**DIRECTIONS FOR THIS TASK**
Return only the lines running from the line with "Convert this chart to matplotlib code." down to the line with "94, 96.8, 99.3]", both included, exactly as they appear.

**PROVIDED ENTRIES**
※

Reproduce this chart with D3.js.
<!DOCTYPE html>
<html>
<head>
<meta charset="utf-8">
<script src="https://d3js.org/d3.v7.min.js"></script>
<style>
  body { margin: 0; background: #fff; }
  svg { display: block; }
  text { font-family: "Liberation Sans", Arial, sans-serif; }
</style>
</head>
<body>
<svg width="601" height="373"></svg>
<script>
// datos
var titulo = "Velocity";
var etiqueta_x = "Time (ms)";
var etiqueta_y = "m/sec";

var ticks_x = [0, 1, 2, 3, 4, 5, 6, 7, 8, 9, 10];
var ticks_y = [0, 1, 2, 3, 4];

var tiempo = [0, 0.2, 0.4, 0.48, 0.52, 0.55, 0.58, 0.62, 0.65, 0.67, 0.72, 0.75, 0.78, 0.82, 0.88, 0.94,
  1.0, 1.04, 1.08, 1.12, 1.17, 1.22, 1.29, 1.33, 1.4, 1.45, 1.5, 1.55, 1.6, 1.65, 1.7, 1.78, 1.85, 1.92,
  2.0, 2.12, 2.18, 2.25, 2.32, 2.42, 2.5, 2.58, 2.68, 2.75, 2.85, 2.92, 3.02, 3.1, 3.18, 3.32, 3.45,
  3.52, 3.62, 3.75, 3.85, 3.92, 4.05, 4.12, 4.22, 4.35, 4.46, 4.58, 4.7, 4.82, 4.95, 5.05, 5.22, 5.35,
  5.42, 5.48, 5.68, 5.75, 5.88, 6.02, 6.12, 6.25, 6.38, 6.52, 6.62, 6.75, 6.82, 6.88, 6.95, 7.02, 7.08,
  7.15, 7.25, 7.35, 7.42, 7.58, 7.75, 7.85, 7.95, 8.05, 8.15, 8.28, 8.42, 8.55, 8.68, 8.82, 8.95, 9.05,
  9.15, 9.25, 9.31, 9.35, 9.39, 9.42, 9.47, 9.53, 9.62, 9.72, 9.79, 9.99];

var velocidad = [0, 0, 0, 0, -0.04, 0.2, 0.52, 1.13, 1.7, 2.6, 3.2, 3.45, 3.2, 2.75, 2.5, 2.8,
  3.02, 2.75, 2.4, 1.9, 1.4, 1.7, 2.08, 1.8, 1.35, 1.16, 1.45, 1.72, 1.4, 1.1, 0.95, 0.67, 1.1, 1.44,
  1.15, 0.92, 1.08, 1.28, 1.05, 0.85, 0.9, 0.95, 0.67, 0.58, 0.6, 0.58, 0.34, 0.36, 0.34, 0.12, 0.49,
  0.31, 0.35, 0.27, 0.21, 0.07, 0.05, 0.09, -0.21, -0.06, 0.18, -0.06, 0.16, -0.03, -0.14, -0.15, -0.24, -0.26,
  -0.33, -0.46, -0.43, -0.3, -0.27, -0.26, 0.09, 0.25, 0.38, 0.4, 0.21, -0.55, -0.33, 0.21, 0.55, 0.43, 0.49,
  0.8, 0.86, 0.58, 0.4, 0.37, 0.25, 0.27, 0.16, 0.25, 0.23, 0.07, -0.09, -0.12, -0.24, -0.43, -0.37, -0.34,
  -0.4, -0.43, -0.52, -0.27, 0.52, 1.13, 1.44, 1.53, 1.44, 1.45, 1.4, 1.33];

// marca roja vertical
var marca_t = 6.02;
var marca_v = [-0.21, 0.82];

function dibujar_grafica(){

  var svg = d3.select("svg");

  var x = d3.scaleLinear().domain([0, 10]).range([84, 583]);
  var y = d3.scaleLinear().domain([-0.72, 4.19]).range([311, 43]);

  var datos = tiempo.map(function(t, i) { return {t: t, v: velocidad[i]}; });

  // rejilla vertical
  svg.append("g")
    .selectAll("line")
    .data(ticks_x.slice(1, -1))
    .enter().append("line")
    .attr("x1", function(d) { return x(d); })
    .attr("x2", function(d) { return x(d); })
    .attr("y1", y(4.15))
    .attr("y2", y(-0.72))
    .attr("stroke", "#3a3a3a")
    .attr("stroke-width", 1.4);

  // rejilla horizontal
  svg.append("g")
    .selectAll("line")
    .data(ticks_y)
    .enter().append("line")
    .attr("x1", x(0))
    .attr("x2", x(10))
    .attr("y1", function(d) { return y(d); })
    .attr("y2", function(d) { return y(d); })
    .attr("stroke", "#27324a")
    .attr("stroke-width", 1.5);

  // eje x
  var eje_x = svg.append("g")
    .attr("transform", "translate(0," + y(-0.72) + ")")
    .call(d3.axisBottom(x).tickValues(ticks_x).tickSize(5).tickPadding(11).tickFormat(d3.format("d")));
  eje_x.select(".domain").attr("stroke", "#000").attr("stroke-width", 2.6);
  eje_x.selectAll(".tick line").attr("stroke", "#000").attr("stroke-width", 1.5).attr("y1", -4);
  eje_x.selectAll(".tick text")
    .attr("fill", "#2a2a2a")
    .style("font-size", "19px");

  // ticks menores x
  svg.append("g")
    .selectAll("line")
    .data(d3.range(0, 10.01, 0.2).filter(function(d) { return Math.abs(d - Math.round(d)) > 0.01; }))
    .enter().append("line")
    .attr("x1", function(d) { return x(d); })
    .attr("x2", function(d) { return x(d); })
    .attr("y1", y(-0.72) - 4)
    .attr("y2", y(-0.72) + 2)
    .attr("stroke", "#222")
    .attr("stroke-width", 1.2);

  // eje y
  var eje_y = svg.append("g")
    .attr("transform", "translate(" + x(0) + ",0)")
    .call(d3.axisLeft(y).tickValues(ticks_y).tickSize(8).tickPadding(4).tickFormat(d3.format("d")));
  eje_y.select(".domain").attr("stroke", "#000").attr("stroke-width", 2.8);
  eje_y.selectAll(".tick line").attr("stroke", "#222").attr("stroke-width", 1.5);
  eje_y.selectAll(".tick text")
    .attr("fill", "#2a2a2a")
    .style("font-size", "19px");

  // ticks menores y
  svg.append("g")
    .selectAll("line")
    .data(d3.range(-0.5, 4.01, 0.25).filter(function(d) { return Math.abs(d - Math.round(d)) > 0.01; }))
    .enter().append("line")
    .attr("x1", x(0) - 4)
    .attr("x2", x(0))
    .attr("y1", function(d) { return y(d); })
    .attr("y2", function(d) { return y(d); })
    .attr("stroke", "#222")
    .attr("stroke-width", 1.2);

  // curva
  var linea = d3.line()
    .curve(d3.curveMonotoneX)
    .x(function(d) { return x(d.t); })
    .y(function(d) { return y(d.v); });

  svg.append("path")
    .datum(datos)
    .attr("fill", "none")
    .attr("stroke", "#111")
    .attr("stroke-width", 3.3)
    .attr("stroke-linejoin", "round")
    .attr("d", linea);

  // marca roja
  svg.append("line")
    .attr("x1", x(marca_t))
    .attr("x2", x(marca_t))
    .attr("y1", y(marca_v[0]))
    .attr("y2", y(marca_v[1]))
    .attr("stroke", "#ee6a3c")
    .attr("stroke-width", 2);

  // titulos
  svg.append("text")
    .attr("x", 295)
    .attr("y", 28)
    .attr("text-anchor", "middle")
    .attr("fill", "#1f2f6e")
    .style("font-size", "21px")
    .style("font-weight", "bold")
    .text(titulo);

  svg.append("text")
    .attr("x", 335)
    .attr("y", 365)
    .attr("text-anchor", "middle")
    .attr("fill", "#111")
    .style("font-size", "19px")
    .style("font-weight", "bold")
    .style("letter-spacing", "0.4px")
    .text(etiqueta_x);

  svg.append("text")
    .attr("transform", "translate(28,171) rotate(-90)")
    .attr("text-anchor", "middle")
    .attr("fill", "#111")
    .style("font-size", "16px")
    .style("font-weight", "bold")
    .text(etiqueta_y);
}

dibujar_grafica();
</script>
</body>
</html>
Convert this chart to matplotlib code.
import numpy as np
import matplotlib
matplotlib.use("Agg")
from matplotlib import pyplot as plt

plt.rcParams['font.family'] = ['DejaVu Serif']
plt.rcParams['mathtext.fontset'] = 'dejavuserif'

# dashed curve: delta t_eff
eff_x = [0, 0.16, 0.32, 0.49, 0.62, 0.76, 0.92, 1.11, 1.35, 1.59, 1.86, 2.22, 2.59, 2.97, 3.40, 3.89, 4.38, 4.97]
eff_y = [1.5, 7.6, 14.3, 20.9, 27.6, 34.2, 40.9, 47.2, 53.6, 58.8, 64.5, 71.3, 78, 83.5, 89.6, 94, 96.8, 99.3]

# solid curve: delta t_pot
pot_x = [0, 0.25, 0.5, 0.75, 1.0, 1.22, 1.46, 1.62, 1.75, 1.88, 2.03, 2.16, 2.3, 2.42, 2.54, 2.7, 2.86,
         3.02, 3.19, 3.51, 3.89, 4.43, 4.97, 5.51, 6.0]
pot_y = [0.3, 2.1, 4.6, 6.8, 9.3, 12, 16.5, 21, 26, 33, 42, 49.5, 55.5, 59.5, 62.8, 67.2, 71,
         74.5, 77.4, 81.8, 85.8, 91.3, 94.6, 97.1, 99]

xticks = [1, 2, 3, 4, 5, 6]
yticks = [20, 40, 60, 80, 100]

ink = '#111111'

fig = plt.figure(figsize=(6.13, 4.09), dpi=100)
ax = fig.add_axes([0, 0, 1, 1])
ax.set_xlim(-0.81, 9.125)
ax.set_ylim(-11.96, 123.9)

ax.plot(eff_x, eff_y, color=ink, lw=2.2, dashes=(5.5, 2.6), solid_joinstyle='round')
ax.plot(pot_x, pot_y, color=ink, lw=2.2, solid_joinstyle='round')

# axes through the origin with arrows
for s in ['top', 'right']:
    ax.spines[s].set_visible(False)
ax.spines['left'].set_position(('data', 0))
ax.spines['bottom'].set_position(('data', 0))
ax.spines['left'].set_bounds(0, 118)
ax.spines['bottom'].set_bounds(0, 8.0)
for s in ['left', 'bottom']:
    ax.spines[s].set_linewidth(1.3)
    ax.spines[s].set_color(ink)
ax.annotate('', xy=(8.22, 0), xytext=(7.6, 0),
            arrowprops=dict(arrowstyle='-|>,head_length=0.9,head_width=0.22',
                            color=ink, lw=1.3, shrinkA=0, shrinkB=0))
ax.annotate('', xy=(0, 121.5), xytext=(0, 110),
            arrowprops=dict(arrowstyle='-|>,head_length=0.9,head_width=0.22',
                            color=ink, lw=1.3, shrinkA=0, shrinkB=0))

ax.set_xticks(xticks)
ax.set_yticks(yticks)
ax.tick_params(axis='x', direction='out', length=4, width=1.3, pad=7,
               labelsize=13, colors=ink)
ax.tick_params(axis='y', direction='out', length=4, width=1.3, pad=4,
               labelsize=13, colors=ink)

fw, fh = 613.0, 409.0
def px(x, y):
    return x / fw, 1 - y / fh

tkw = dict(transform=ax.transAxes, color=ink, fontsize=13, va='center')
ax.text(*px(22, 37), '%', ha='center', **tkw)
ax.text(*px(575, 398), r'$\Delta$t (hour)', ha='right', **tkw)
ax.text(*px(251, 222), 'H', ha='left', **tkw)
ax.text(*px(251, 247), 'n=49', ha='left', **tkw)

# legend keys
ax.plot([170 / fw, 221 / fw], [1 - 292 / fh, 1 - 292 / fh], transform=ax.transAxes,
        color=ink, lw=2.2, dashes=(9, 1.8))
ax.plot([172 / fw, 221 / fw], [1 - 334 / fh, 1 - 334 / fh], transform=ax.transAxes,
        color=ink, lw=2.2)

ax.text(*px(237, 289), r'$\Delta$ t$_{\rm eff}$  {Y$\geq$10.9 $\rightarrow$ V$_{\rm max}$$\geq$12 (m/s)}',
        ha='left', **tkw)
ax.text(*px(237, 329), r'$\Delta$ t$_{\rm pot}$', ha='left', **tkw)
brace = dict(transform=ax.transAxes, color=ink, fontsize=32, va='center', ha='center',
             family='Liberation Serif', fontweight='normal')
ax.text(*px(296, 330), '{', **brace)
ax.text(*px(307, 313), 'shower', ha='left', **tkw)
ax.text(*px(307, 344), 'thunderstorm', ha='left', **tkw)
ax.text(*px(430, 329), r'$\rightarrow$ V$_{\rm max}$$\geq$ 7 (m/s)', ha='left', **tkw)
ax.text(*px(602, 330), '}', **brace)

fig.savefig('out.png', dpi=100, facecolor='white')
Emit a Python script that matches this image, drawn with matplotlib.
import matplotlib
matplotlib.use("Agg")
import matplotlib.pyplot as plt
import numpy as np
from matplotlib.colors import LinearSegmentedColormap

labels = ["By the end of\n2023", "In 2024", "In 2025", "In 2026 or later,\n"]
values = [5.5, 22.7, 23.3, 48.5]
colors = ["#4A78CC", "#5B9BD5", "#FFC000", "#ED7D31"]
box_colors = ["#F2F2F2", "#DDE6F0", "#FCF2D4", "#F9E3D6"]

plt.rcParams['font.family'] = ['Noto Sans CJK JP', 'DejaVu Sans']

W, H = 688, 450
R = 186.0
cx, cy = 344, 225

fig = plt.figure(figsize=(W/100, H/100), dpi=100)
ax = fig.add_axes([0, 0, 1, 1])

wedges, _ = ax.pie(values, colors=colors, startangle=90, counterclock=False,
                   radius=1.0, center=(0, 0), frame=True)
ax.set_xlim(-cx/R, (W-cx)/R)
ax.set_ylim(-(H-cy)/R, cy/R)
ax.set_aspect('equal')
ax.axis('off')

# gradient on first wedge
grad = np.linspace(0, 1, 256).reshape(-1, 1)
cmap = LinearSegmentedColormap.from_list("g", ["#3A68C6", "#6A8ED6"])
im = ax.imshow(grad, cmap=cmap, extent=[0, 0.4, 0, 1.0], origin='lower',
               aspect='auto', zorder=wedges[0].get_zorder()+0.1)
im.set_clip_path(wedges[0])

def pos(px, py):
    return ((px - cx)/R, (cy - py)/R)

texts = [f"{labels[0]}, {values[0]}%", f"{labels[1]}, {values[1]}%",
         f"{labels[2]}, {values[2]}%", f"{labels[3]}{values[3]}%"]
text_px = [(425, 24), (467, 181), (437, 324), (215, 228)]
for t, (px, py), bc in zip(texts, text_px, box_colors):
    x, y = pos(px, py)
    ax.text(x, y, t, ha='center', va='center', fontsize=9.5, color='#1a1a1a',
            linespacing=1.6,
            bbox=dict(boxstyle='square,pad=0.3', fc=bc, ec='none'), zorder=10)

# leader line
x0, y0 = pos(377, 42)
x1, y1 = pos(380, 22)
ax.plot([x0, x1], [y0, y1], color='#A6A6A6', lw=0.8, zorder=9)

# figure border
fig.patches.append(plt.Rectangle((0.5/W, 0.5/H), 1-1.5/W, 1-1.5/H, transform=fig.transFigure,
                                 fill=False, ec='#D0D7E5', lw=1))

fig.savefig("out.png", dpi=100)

※

**OUTPUT**
Convert this chart to matplotlib code.
import numpy as np
import matplotlib
matplotlib.use("Agg")
from matplotlib import pyplot as plt

plt.rcParams['font.family'] = ['DejaVu Serif']
plt.rcParams['mathtext.fontset'] = 'dejavuserif'

# dashed curve: delta t_eff
eff_x = [0, 0.16, 0.32, 0.49, 0.62, 0.76, 0.92, 1.11, 1.35, 1.59, 1.86, 2.22, 2.59, 2.97, 3.40, 3.89, 4.38, 4.97]
eff_y = [1.5, 7.6, 14.3, 20.9, 27.6, 34.2, 40.9, 47.2, 53.6, 58.8, 64.5, 71.3, 78, 83.5, 89.6, 94, 96.8, 99.3]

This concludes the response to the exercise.